**Data supplied**
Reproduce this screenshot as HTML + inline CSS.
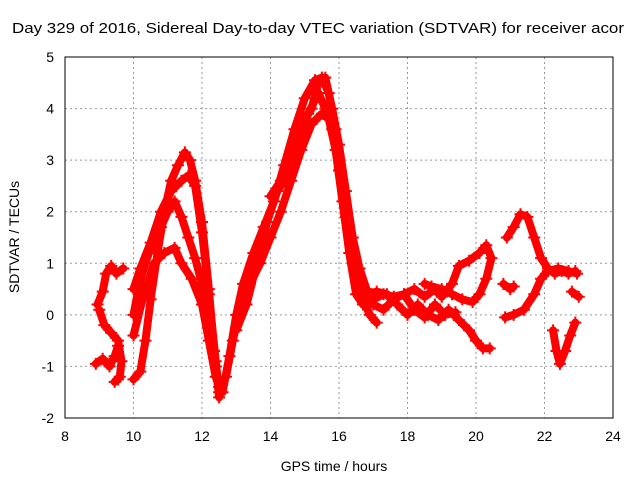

--

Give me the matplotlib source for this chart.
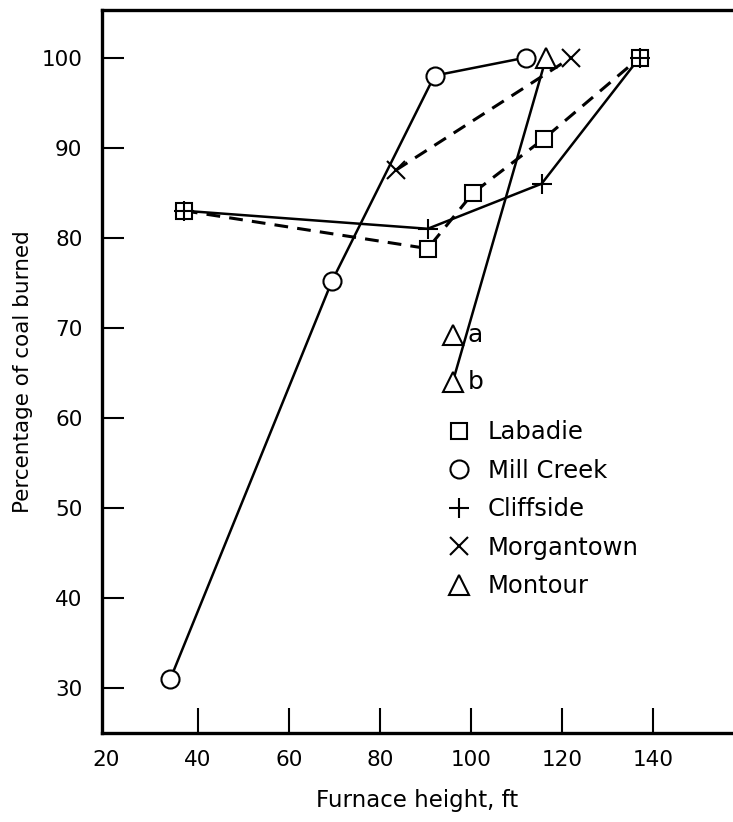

...

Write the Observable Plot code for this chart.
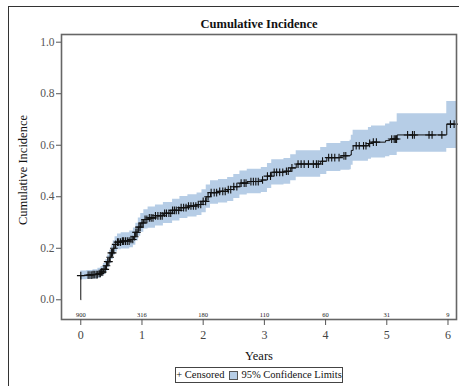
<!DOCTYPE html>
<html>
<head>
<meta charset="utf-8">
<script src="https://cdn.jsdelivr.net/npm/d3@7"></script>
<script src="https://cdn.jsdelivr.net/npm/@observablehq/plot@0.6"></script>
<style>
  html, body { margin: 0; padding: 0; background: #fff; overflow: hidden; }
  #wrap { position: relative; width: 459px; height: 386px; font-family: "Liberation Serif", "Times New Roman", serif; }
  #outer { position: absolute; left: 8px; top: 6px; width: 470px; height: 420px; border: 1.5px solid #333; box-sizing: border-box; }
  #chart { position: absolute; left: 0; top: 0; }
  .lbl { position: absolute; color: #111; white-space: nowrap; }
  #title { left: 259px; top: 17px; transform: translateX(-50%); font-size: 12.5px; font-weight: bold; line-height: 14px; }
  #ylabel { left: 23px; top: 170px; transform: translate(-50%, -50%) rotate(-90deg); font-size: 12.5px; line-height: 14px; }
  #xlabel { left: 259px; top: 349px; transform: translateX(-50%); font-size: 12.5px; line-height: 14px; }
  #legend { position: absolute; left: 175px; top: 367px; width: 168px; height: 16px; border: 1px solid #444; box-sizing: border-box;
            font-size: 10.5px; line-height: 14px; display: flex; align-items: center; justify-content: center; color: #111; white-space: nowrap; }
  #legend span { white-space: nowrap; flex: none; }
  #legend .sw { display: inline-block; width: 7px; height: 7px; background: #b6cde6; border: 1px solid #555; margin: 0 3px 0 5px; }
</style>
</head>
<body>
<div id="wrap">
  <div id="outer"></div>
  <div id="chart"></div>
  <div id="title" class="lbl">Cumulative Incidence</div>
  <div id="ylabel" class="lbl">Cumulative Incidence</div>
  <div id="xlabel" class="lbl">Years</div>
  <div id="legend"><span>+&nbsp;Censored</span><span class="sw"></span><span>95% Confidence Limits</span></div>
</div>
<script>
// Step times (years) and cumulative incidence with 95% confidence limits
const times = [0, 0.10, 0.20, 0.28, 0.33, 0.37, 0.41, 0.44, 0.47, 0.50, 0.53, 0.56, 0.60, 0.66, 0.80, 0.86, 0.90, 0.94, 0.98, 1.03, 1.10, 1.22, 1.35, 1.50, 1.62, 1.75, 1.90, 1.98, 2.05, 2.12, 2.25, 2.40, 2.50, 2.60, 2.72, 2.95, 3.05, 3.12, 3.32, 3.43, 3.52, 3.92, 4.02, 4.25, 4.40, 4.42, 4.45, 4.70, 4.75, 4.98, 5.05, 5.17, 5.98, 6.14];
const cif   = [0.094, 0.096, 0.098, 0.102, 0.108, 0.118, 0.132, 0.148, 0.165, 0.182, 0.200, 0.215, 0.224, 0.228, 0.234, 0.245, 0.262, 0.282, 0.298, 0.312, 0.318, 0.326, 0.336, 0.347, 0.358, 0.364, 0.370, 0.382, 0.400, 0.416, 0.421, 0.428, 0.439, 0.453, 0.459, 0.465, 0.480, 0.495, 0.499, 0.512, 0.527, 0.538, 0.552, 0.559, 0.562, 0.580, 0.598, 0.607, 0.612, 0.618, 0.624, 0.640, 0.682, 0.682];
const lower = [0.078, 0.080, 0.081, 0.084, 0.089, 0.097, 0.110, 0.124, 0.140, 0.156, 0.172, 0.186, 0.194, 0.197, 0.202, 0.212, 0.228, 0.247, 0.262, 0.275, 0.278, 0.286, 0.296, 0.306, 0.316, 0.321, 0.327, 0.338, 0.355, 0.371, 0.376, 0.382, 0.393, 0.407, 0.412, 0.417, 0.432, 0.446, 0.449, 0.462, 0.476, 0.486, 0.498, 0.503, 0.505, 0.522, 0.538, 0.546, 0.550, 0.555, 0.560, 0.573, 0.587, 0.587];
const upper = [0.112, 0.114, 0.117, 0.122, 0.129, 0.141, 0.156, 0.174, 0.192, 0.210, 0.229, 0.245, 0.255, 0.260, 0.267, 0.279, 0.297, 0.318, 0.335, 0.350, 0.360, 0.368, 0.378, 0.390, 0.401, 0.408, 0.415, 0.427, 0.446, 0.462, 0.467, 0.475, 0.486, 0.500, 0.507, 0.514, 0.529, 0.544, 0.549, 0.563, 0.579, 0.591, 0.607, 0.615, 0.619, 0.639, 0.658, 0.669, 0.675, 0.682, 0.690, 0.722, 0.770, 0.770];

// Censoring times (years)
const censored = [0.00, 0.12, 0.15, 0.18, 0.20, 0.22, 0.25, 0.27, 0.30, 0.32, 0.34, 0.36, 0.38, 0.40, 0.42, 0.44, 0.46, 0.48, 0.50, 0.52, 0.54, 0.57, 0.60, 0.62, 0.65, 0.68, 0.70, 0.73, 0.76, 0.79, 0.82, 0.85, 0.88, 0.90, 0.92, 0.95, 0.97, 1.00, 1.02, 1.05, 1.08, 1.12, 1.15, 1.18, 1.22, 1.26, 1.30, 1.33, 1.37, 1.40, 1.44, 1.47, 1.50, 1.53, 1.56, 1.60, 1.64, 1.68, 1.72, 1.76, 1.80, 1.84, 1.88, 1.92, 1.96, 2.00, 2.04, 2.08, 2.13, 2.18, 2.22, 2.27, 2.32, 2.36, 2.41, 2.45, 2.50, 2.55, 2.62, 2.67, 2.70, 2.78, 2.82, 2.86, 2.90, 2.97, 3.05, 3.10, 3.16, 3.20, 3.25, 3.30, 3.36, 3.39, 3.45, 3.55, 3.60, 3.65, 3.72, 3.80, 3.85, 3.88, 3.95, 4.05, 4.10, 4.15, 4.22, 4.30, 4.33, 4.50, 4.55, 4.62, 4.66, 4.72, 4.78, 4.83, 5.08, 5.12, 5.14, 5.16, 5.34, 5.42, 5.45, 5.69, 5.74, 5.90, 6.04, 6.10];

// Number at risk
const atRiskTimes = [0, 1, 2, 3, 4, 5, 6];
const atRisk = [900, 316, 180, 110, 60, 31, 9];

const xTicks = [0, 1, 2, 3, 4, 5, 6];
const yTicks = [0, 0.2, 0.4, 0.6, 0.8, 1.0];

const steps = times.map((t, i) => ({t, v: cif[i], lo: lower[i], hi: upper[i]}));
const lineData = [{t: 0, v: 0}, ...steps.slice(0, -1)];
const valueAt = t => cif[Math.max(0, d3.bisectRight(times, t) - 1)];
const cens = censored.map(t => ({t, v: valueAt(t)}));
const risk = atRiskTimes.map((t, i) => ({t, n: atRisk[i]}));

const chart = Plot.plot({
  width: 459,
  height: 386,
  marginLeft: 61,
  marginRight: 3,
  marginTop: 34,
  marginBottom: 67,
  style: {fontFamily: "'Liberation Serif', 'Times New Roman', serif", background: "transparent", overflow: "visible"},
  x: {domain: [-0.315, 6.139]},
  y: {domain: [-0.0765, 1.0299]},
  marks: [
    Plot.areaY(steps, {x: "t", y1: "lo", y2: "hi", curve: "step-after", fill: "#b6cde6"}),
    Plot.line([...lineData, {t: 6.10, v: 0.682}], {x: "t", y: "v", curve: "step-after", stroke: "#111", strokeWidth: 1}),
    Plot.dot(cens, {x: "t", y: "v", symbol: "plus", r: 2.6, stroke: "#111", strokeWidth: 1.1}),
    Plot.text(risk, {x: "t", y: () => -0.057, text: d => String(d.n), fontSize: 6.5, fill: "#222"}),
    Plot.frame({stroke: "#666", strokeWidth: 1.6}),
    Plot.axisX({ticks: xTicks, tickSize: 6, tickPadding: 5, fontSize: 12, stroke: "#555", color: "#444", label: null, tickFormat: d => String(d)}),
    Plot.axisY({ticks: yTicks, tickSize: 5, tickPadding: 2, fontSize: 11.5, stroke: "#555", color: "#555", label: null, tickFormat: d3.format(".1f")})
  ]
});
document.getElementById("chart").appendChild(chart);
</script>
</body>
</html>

**What to do**
Say how many lines hold the word "chart", giving the number and nothing else.

**Solution to this task**
6